→ Aim of the task
Output the data below in full, byte for byte. Nothing may differ.

####################

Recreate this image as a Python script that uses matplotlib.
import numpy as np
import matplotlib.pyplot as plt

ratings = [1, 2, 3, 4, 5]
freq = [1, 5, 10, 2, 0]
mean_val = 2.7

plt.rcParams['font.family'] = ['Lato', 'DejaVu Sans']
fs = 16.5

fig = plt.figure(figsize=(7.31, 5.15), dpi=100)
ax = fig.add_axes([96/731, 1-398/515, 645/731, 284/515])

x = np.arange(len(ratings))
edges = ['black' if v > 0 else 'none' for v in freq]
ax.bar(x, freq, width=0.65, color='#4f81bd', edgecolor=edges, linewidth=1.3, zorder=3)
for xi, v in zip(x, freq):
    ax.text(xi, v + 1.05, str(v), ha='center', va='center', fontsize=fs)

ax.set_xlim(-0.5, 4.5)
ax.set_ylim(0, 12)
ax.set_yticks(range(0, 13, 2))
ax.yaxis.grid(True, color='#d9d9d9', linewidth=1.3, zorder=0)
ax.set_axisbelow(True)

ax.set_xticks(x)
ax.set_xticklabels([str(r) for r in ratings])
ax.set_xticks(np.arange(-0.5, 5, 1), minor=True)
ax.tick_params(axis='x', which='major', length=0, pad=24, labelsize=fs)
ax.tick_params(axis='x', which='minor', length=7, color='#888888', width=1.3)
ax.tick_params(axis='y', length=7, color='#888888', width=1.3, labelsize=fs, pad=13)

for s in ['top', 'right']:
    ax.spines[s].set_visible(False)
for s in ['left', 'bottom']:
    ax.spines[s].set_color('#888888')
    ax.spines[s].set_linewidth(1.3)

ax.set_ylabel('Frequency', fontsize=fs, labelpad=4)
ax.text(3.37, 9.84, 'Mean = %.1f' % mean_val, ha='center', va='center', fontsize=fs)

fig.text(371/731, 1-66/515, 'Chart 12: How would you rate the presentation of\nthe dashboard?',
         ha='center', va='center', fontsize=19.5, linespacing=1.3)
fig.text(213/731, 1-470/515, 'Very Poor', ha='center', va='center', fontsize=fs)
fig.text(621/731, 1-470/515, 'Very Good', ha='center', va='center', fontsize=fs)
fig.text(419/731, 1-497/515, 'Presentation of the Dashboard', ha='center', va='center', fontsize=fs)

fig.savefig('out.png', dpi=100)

####################

→ Correct response
Recreate this image as a Python script that uses matplotlib.
import numpy as np
import matplotlib.pyplot as plt

ratings = [1, 2, 3, 4, 5]
freq = [1, 5, 10, 2, 0]
mean_val = 2.7

plt.rcParams['font.family'] = ['Lato', 'DejaVu Sans']
fs = 16.5

fig = plt.figure(figsize=(7.31, 5.15), dpi=100)
ax = fig.add_axes([96/731, 1-398/515, 645/731, 284/515])

x = np.arange(len(ratings))
edges = ['black' if v > 0 else 'none' for v in freq]
ax.bar(x, freq, width=0.65, color='#4f81bd', edgecolor=edges, linewidth=1.3, zorder=3)
for xi, v in zip(x, freq):
    ax.text(xi, v + 1.05, str(v), ha='center', va='center', fontsize=fs)

ax.set_xlim(-0.5, 4.5)
ax.set_ylim(0, 12)
ax.set_yticks(range(0, 13, 2))
ax.yaxis.grid(True, color='#d9d9d9', linewidth=1.3, zorder=0)
ax.set_axisbelow(True)

ax.set_xticks(x)
ax.set_xticklabels([str(r) for r in ratings])
ax.set_xticks(np.arange(-0.5, 5, 1), minor=True)
ax.tick_params(axis='x', which='major', length=0, pad=24, labelsize=fs)
ax.tick_params(axis='x', which='minor', length=7, color='#888888', width=1.3)
ax.tick_params(axis='y', length=7, color='#888888', width=1.3, labelsize=fs, pad=13)

for s in ['top', 'right']:
    ax.spines[s].set_visible(False)
for s in ['left', 'bottom']:
    ax.spines[s].set_color('#888888')
    ax.spines[s].set_linewidth(1.3)

ax.set_ylabel('Frequency', fontsize=fs, labelpad=4)
ax.text(3.37, 9.84, 'Mean = %.1f' % mean_val, ha='center', va='center', fontsize=fs)

fig.text(371/731, 1-66/515, 'Chart 12: How would you rate the presentation of\nthe dashboard?',
         ha='center', va='center', fontsize=19.5, linespacing=1.3)
fig.text(213/731, 1-470/515, 'Very Poor', ha='center', va='center', fontsize=fs)
fig.text(621/731, 1-470/515, 'Very Good', ha='center', va='center', fontsize=fs)
fig.text(419/731, 1-497/515, 'Presentation of the Dashboard', ha='center', va='center', fontsize=fs)

fig.savefig('out.png', dpi=100)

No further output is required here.